一方、小野写真館は、「BABY365」などを譲り受けることで、新たにフォトテック(写真×テクノロジー)事業を開始。コロナ禍に2事業のM&Aにより、スピーディーに業態転換されている小野写真館の物語に共感し、「ビズリーチ・サクシード」では、事業譲渡日にプレスリリースと成功事例インタビュー記事を公開。そうしたところ、「ワールドビジネスサテライト」や日本経済新聞などで紹介されたほか、8月末に小野社長のインタビュー記事が、ヤフートップページにも掲載。その日はパラリンピック開会式の日で、開会式やコロナ関連の記事と並んでいたのが、印象的でした。

小野社長は、「M&A経営」(M&Aを経営に取り入れること)を体現する、「M&A経営」のトップランナーです。
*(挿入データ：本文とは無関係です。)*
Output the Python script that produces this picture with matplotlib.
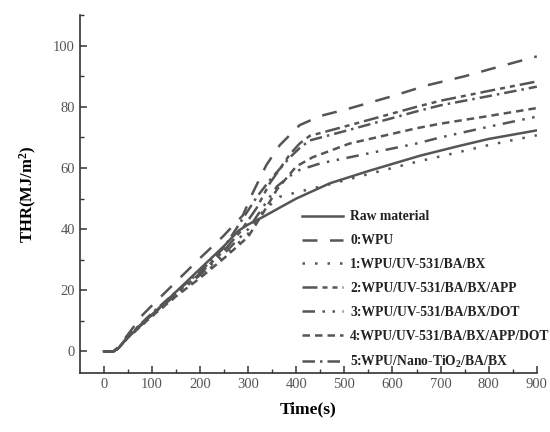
import matplotlib
matplotlib.use("Agg")
import matplotlib.pyplot as plt
import numpy as np

# THR curves (time in s, THR in MJ/m2)
raw_t = [0, 20, 30, 50, 100, 150, 200, 250, 280, 300, 331, 400, 470, 550, 657, 733, 800, 900]
raw_v = [0, 0, 1, 4.5, 12, 19.5, 27, 34.5, 39.5, 41.5, 44, 50, 55, 59, 64, 67, 69.5, 72.3]

wpu_t = [0, 20, 30, 50, 81, 100, 158, 200, 247, 289, 310, 338, 366, 407, 450, 511, 600, 671, 750, 800, 900]
wpu_v = [0, 0, 1.5, 5.5, 12, 15, 24, 30.5, 37.5, 44.5, 52, 61, 67.5, 74, 77, 79.5, 83.5, 87, 90, 92.2, 96.5]

s1_t = [0, 20, 30, 50, 100, 150, 200, 250, 300, 331, 366, 400, 463, 550, 650, 733, 800, 900]
s1_v = [0, 0, 1, 4.5, 11.5, 18, 24.5, 31, 38.5, 46, 50.6, 52, 54.4, 58, 62, 65, 67.5, 70.7]

s2_t = [0, 20, 30, 50, 100, 150, 200, 250, 283, 318, 345, 387, 407, 428, 511, 650, 700, 800, 900]
s2_v = [0, 0, 1, 5, 12, 19, 25.5, 33, 39, 47, 55, 64.5, 68, 70.5, 74, 80, 82, 85.2, 88.3]

s3_t = [0, 20, 30, 50, 100, 150, 200, 250, 300, 330, 360, 400, 450, 511, 650, 700, 800, 900]
s3_v = [0, 0, 1, 4.5, 12, 18.5, 25, 32, 40, 47, 54, 59, 61.5, 63.5, 68, 70, 73.5, 76.8]

s4_t = [0, 20, 30, 50, 100, 150, 200, 250, 300, 330, 360, 400, 434, 511, 600, 650, 700, 800, 900]
s4_v = [0, 0, 1, 4.5, 11.5, 18, 24, 30.5, 37.5, 45, 53, 60.5, 63.5, 68, 71.2, 73, 74.5, 77, 79.6]

s5_t = [0, 20, 30, 50, 100, 150, 200, 250, 283, 318, 345, 387, 407, 428, 511, 650, 700, 800, 900]
s5_v = [0, 0, 1, 5, 12.5, 19.5, 26, 34, 42, 50.5, 56, 63.5, 66.5, 69, 72.5, 78.5, 80.5, 83.5, 86.6]

labels = [
    "Raw material",
    "0:WPU",
    "1:WPU/UV-531/BA/BX",
    "2:WPU/UV-531/BA/BX/APP",
    "3:WPU/UV-531/BA/BX/DOT",
    "4:WPU/UV-531/BA/BX/APP/DOT",
    "5:WPU/Nano-TiO$_2$/BA/BX",
]

series = [(raw_t, raw_v), (wpu_t, wpu_v), (s1_t, s1_v), (s2_t, s2_v),
          (s3_t, s3_v), (s4_t, s4_v), (s5_t, s5_v)]
dashes = [None, (6, 5), (1, 4), (6, 2, 2, 2, 2, 2), (5, 3, 1, 3, 1, 3), (3, 2), (5, 2, 1, 2)]

plt.rcParams["font.family"] = ["Liberation Serif", "DejaVu Serif"]
plt.rcParams["mathtext.default"] = "regular"

line_col = "#555555"
fig = plt.figure(figsize=(5.5, 4.32), dpi=100)
ax = fig.add_axes([0.145, 0.137, 0.831, 0.828])

for (t, v), lab, d in zip(series, labels, dashes):
    ln, = ax.plot(t, v, color=line_col, lw=1.8, label=lab)
    if d is not None:
        ln.set_dashes(d)

ax.set_xlim(-50, 900)
ax.set_ylim(-7, 110)
ax.set_xticks(np.arange(0, 901, 100))
ax.set_xticks(np.arange(0, 901, 50), minor=True)
ax.set_yticks(np.arange(0, 101, 20))
ax.set_yticks(np.arange(0, 111, 10), minor=True)

for s in ["top", "right"]:
    ax.spines[s].set_visible(False)
for s in ["left", "bottom"]:
    ax.spines[s].set_linewidth(1.2)
    ax.spines[s].set_color("#333333")
ax.tick_params(which="major", direction="in", length=5, width=1.1, color="#333333",
               labelsize=10.5, labelcolor="#555555")
ax.tick_params(which="minor", direction="in", length=3, width=1.0, color="#333333")

ax.set_xlabel("Time(s)", fontsize=12.5, fontweight="bold", labelpad=8)
ax.set_ylabel("THR(MJ/m$^2$)", fontsize=12, fontweight="bold", labelpad=10)

# legend sits partly outside the axes, as in the original
leg = ax.legend(loc="upper left", bbox_to_anchor=(0.549, 0.513), bbox_transform=fig.transFigure,
                frameon=False, handlelength=3.0, handletextpad=0.55, labelspacing=0.8,
                prop={"weight": "bold", "size": 9.8}, borderaxespad=0, borderpad=0)
for txt in leg.get_texts():
    txt.set_color("#222222")

fig.savefig("out.png", dpi=100)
筆者がPRを担当する事業承継M&Aプラットフォーム「ビズリーチ・サクシード」は、「価値ある事業を未来につなげる」をミッションに掲げ、日本の多くの経営者の方々にとって、「M&A経営」が当たり前の選択肢となるような文化を経営者の皆様とつくりたいという想いがあります。小野社長、萩原元オーナー、高沖氏をはじめ、「M&A経営」のヒーローである経営者の方々のバトンをつなぐ物語を、今後も多くの方々に伝えていきたいと考えています。